## [Your goal]
Print, word for word, the opening line of the data below and every line after it through the line that contains "from matplotlib.patches import Rectangle", but not the pictures.

## [Source data]

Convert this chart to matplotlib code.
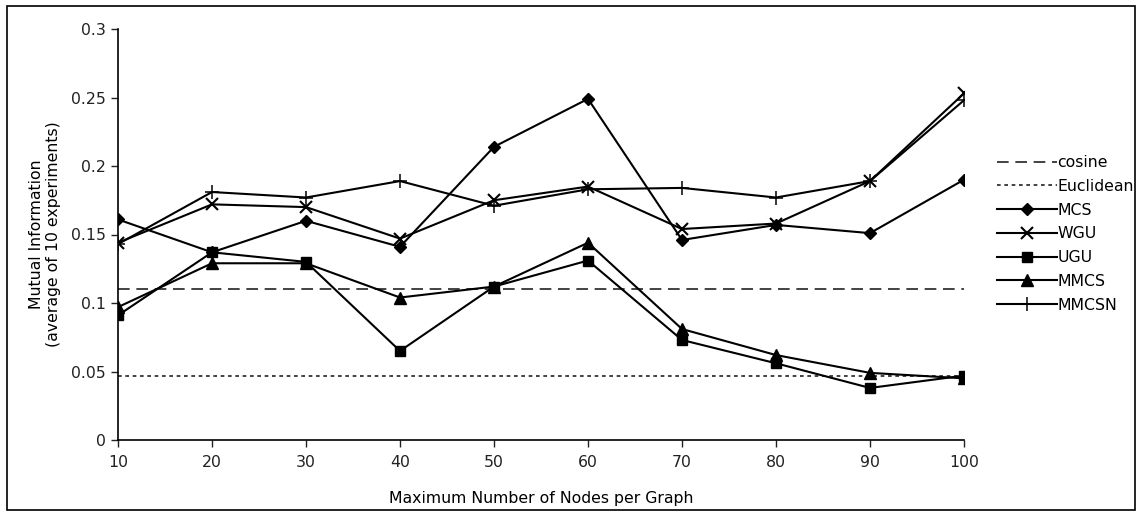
import matplotlib
matplotlib.use('Agg')
import matplotlib.pyplot as plt
from matplotlib.patches import Rectangle

# values
nodes = [10, 20, 30, 40, 50, 60, 70, 80, 90, 100]
cosine = [0.110, 0.110, 0.110, 0.110, 0.110, 0.110, 0.110, 0.110, 0.110, 0.110]
euclidean = [0.0465, 0.0465, 0.0465, 0.0465, 0.0465, 0.0465, 0.0465, 0.0465, 0.0465, 0.0465]
mcs = [0.161, 0.137, 0.160, 0.141, 0.214, 0.249, 0.146, 0.157, 0.151, 0.190]
wgu = [0.144, 0.172, 0.170, 0.147, 0.175, 0.185, 0.154, 0.158, 0.189, 0.253]
ugu = [0.091, 0.137, 0.130, 0.065, 0.112, 0.131, 0.073, 0.056, 0.038, 0.047]
mmcs = [0.097, 0.129, 0.129, 0.104, 0.112, 0.144, 0.081, 0.062, 0.049, 0.045]
mmcsn = [0.143, 0.181, 0.177, 0.189, 0.171, 0.183, 0.184, 0.177, 0.189, 0.248]
yticks = [0, 0.05, 0.1, 0.15, 0.2, 0.25, 0.3]
ytick_labels = ['0', '0.05', '0.1', '0.15', '0.2', '0.25', '0.3']

plt.rcParams['font.family'] = ['DejaVu Sans']
fs = 11.3

W, H = 1143, 516
fig = plt.figure(figsize=(W / 100, H / 100), dpi=100)
ax = fig.add_axes([118 / W, 1 - 440 / H, (964 - 118) / W, (440 - 29) / H])

lw = 1.5
ax.plot(nodes, cosine, color='#222222', lw=1.2, dashes=(7, 4), label='cosine')
ax.plot(nodes, euclidean, color='#222222', lw=1.2, dashes=(2.2, 2.2), label='Euclidean')
ax.plot(nodes, mcs, color='black', lw=lw, marker='D', ms=6.5, label='MCS')
ax.plot(nodes, wgu, color='black', lw=lw, marker='x', ms=8, mew=1.5, label='WGU')
ax.plot(nodes, ugu, color='black', lw=lw, marker='s', ms=7.5, label='UGU')
ax.plot(nodes, mmcs, color='black', lw=lw, marker='^', ms=8, label='MMCS')
ax.plot(nodes, mmcsn, color='black', lw=lw, marker='+', ms=10, mew=1.1, label='MMCSN')

ax.set_xlim(10, 100)
ax.set_ylim(0, 0.3)
ax.set_xticks(nodes)
ax.set_yticks(yticks)
ax.set_yticklabels(ytick_labels)
ax.tick_params(direction='out', length=5, width=1, labelsize=fs, colors='#222222')
ax.tick_params(axis='x', pad=6)
for side in ['top', 'right']:
    ax.spines[side].set_visible(False)
for side in ['left', 'bottom']:
    ax.spines[side].set_linewidth(1.2)
ax.patch.set_alpha(0)

ax.set_xlabel('Maximum Number of Nodes per Graph', fontsize=fs, labelpad=15)
ax.set_ylabel('Mutual Information\n(average of 10 experiments)', fontsize=fs, labelpad=7)

leg = fig.legend(loc='upper left', bbox_to_anchor=(997 / W, 1 - 155 / H), frameon=False,
                 fontsize=fs, handlelength=3.8, handletextpad=0.05, labelspacing=0.56,
                 borderaxespad=0, borderpad=0)

# outer chart frame
fig.add_artist(Rectangle((7 / W, 6 / H), (1135 - 7) / W, (510 - 6) / H,
                         transform=fig.transFigure, fill=False, lw=1.2, ec='black'))

plt.savefig('out.png', dpi=100)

## [Problem solution]
Convert this chart to matplotlib code.
import matplotlib
matplotlib.use('Agg')
import matplotlib.pyplot as plt
from matplotlib.patches import Rectangle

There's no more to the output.